Last week, we had a post on how the rise of e-commerce was messing with college dorms. Now the Wall Street Journal is reporting that the influx of package deliveries is also causing headaches at apartment complexes across the country (Web-Shopping Deluge Boxes In Landlords, Oct 20).
The onslaught has turned management offices of apartment buildings into de facto receiving centers as landlords grapple with recording packages, tracking tenants down to pick them up and finding places to store the parcels.
Camden Property Trust, the 14th-largest U.S. apartment operator by number of units, stopped accepting parcels at all of its 169 properties nationwide this year. Executives said the Houston-based landlord, which has roughly 59,000 units in 10 states and the District of Columbia, had received almost a million packages in 2014, and the rate was increasing by 50% a year. …
Each package results in about 10 minutes of lost productivity, Camden executives estimated. At a rate of $20 an hour for employee wages, that amounts to about $3.3 million a year, they said.

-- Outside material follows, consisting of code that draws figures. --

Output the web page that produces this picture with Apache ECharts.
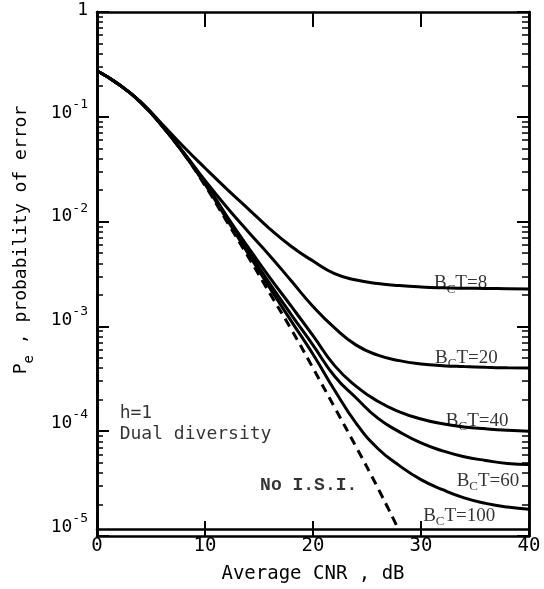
<!DOCTYPE html>
<html>
<head>
<meta charset="utf-8">
<script src="https://cdn.jsdelivr.net/npm/echarts@6/dist/echarts.min.js"></script>
<style>
html, body { margin: 0; background: #fff; }
#main { width: 544px; height: 589px; }
</style>
</head>
<body>
<div id="main"></div>
<script>
// Average CNR (dB) sample points
var cnr = [0, 2, 4, 6, 8, 10, 12, 14, 16, 18, 20, 22, 24, 26, 28, 30, 32, 34, 36, 38, 40];
// probability of error for each BcT
var pe8   = [0.27, 0.20, 0.137, 0.083, 0.050, 0.031, 0.0195, 0.0125, 0.0080, 0.0054, 0.0039, 0.00295, 0.00256, 0.00237, 0.00226, 0.00219, 0.00215, 0.00213, 0.00212, 0.00211, 0.0021];
var pe20  = [0.27, 0.20, 0.135, 0.080, 0.044, 0.0235, 0.0130, 0.0075, 0.0044, 0.0025, 0.00142, 0.00088, 0.00060, 0.00048, 0.000425, 0.000395, 0.00038, 0.000372, 0.000366, 0.000362, 0.00036];
var pe40  = [0.27, 0.20, 0.135, 0.080, 0.0435, 0.0225, 0.0107, 0.0053, 0.0027, 0.00142, 0.00074, 0.00038, 0.00024, 0.000172, 0.000136, 0.000116, 0.000104, 0.000097, 0.000093, 0.00009, 0.000088];
var pe60  = [0.27, 0.20, 0.135, 0.080, 0.0433, 0.0220, 0.0103, 0.0049, 0.00236, 0.00118, 0.00060, 0.00030, 0.000185, 0.000118, 0.000087, 0.000068, 0.000057, 0.00005, 0.000046, 0.000043, 0.000042];
var pe100 = [0.27, 0.20, 0.135, 0.080, 0.0432, 0.0216, 0.0100, 0.0046, 0.00215, 0.00102, 0.00049, 0.00022, 0.000105, 0.00006, 0.000041, 0.00003, 0.000024, 0.00002, 0.0000177, 0.0000163, 0.0000155];
// no inter-symbol interference (dashed)
var cnrNoIsi = [0, 2, 4, 6, 8, 10, 12, 14, 16, 18, 20, 22, 24, 26, 27.9];
var peNoIsi  = [0.27, 0.20, 0.135, 0.080, 0.043, 0.021, 0.0095, 0.0043, 0.0019, 0.00085, 0.00036, 0.00015, 0.000062, 0.000025, 0.00001];

var xTicks = [0, 10, 20, 30, 40];
var yDecades = [1e-5, 1e-4, 1e-3, 1e-2, 1e-1, 1];

// curve labels: text, anchor cnr, anchor pe
var notes = [
    ['{n|B}{c|C}{n|T=8}', 31.2, 2.31e-3],
    ['{n|B}{c|C}{n|T=20}', 31.3, 4.4e-4],
    ['{n|B}{c|C}{n|T=40}', 32.3, 1.07e-4],
    ['{n|B}{c|C}{n|T=60}', 33.3, 2.83e-5],
    ['{n|B}{c|C}{n|T=100}', 30.2, 1.29e-5],
    ['{m|No I.S.I.}', 15.1, 2.66e-5],
    ['{g|h=1}\n{g|Dual diversity}', 2.1, 1.03e-4]
];

function pairs(xs, ys) {
    return xs.map(function (x, i) { return [x, ys[i]]; });
}

// minor ticks 2..9 in every decade
var yMinor = [];
for (var d = 0; d < yDecades.length - 1; d++) {
    for (var k = 2; k <= 9; k++) {
        yMinor.push(+(k * yDecades[d]).toPrecision(3));
    }
}

var mono = 'DejaVu Sans Mono';
var lineW = 3;
var plotBox = { left: 97, right: 15, top: 12, bottom: 53 };

function axisLine() {
    return { show: true, onZero: false, lineStyle: { color: '#000', width: 2.5 } };
}
function tick(len, w, values) {
    var t = { show: true, inside: true, length: len, lineStyle: { color: '#000', width: w } };
    if (values) t.customValues = values;
    return t;
}

function curve(name, ys) {
    return {
        name: name,
        type: 'line',
        data: pairs(cnr, ys),
        smooth: 0.5,
        symbol: 'none',
        clip: true,
        lineStyle: { color: '#000', width: lineW },
        silent: true,
        z: 3
    };
}

function logAxis(grid, pos, tk, label) {
    return {
        gridIndex: grid,
        type: 'log', logBase: 10, min: 1e-5, max: 1, position: pos,
        axisLine: axisLine(),
        axisTick: tk,
        axisLabel: label || { show: false },
        splitLine: { show: false }
    };
}

function tickX(grid, pos) {
    return {
        gridIndex: grid,
        type: 'value', min: 0, max: 40, interval: 10, position: pos,
        axisLine: axisLine(),
        axisTick: tick(15, 2),
        axisLabel: { show: false },
        splitLine: { show: false }
    };
}

var option = {
    animation: false,
    backgroundColor: '#fff',
    // grid 0 holds the data and labels, grids 1 and 2 sit on the same box and carry the ticks
    grid: [plotBox, plotBox, plotBox],
    xAxis: [
        {
            gridIndex: 0,
            type: 'value', min: 0, max: 40, interval: 10, position: 'bottom',
            axisLine: axisLine(),
            axisTick: { show: false },
            axisLabel: {
                color: '#000', fontFamily: mono, fontSize: 19, margin: 8,
                formatter: function (v) { return xTicks.indexOf(v) >= 0 ? String(v) : ''; }
            },
            splitLine: { show: false },
            name: 'Average CNR , dB', nameLocation: 'middle', nameGap: 36,
            nameTextStyle: { color: '#000', fontFamily: mono, fontSize: 19 }
        },
        tickX(1, 'bottom'),
        tickX(1, 'top'),
        { gridIndex: 2, type: 'value', min: 0, max: 40, show: false }
    ],
    yAxis: [
        logAxis(0, 'left', { show: false }, {
            margin: 9,
            formatter: function (v) {
                if (v >= 1) return '{b|1}';
                return '{b|10}{s|' + Math.round(Math.log10(v)) + '}';
            },
            rich: {
                b: { color: '#000', fontFamily: mono, fontSize: 18, lineHeight: 24, verticalAlign: 'bottom' },
                s: { color: '#000', fontFamily: mono, fontSize: 13, lineHeight: 14, verticalAlign: 'top' }
            },
            padding: [0, 0, 10, 0]
        }),
        logAxis(1, 'left', tick(6, 1.5, yMinor)),
        logAxis(1, 'right', tick(7, 1.5, yMinor)),
        logAxis(2, 'left', tick(12, 2, yDecades)),
        logAxis(2, 'right', tick(12, 2, yDecades))
    ],
    graphic: [
        {
            type: 'text', x: 24, y: 240, rotation: Math.PI / 2,
            style: {
                text: '{a|P}{e|e}{a| , probability of error}',
                align: 'center', verticalAlign: 'middle',
                rich: {
                    a: { fill: '#000', fontFamily: mono, fontSize: 18, lineHeight: 24, verticalAlign: 'top' },
                    e: { fill: '#000', fontFamily: mono, fontSize: 14, lineHeight: 16, verticalAlign: 'bottom' }
                }
            }
        }
    ],
    series: [
        curve('BcT=8', pe8),
        curve('BcT=20', pe20),
        curve('BcT=40', pe40),
        curve('BcT=60', pe60),
        curve('BcT=100', pe100),
        {
            name: 'No I.S.I.',
            type: 'line',
            data: pairs(cnrNoIsi, peNoIsi),
            smooth: 0.5,
            symbol: 'none',
            clip: true,
            silent: true,
            lineStyle: { color: '#000', width: lineW, type: [9, 6] },
            z: 3
        },
        {
            name: 'notes',
            type: 'scatter',
            symbolSize: 0,
            silent: true,
            data: notes.map(function (n) { return { value: [n[1], n[2]], label: { formatter: n[0] } }; }),
            label: {
                show: true, position: 'right', distance: 0,
                rich: {
                    n: { color: '#000', fontFamily: 'Liberation Serif', fontSize: 19, lineHeight: 22, verticalAlign: 'top' },
                    c: { color: '#000', fontFamily: 'Liberation Serif', fontSize: 13, lineHeight: 14, verticalAlign: 'bottom' },
                    m: { color: '#000', fontFamily: 'Liberation Mono', fontSize: 18, fontWeight: 'bold' },
                    g: { color: '#000', fontFamily: mono, fontSize: 18, lineHeight: 21 }
                }
            },
            z: 5
        }
    ]
};

var myChart = echarts.init(document.getElementById('main'));
myChart.setOption(option);
</script>
</body>
</html>
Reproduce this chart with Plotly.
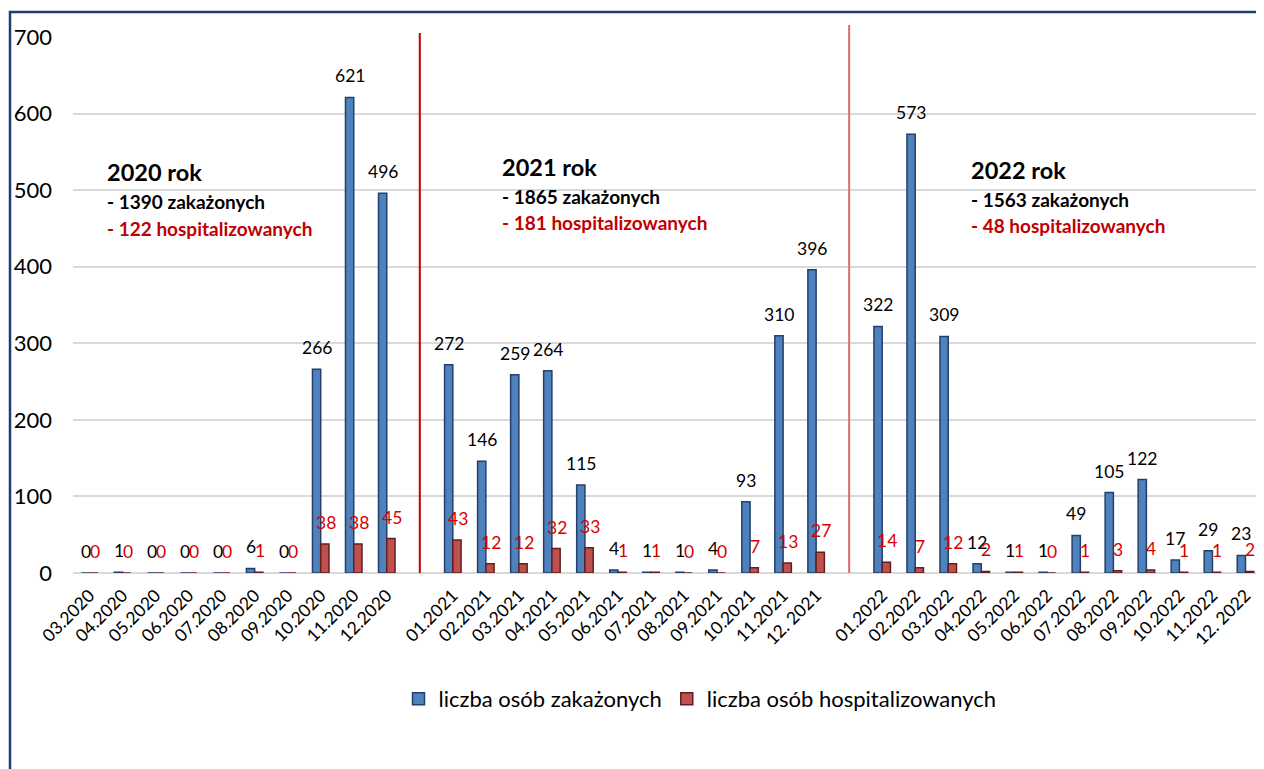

Beyond the staff costs, there are a number of other complications. For example, having the office at a complex open normal business hours may suffice for most things, but if residents leave for work before 8:00AM and don’t get home before 6:00PM, coordinating pick up can be a hassle for both the landlord and the resident. There is also a question of liability. If the office signs for a package as a courtesy for a resident, who is on the hook when it somehow goes missing? Given that these problem scale with more delivery, I can understand the desire to refuse to accept packages. Of course, that decision is not terribly popular with many renters. The article has multiple quotes from people who now have packages delivered to a relative’s house or who are just itching for their lease to be done so they can move to a more accommodating complex. (more…)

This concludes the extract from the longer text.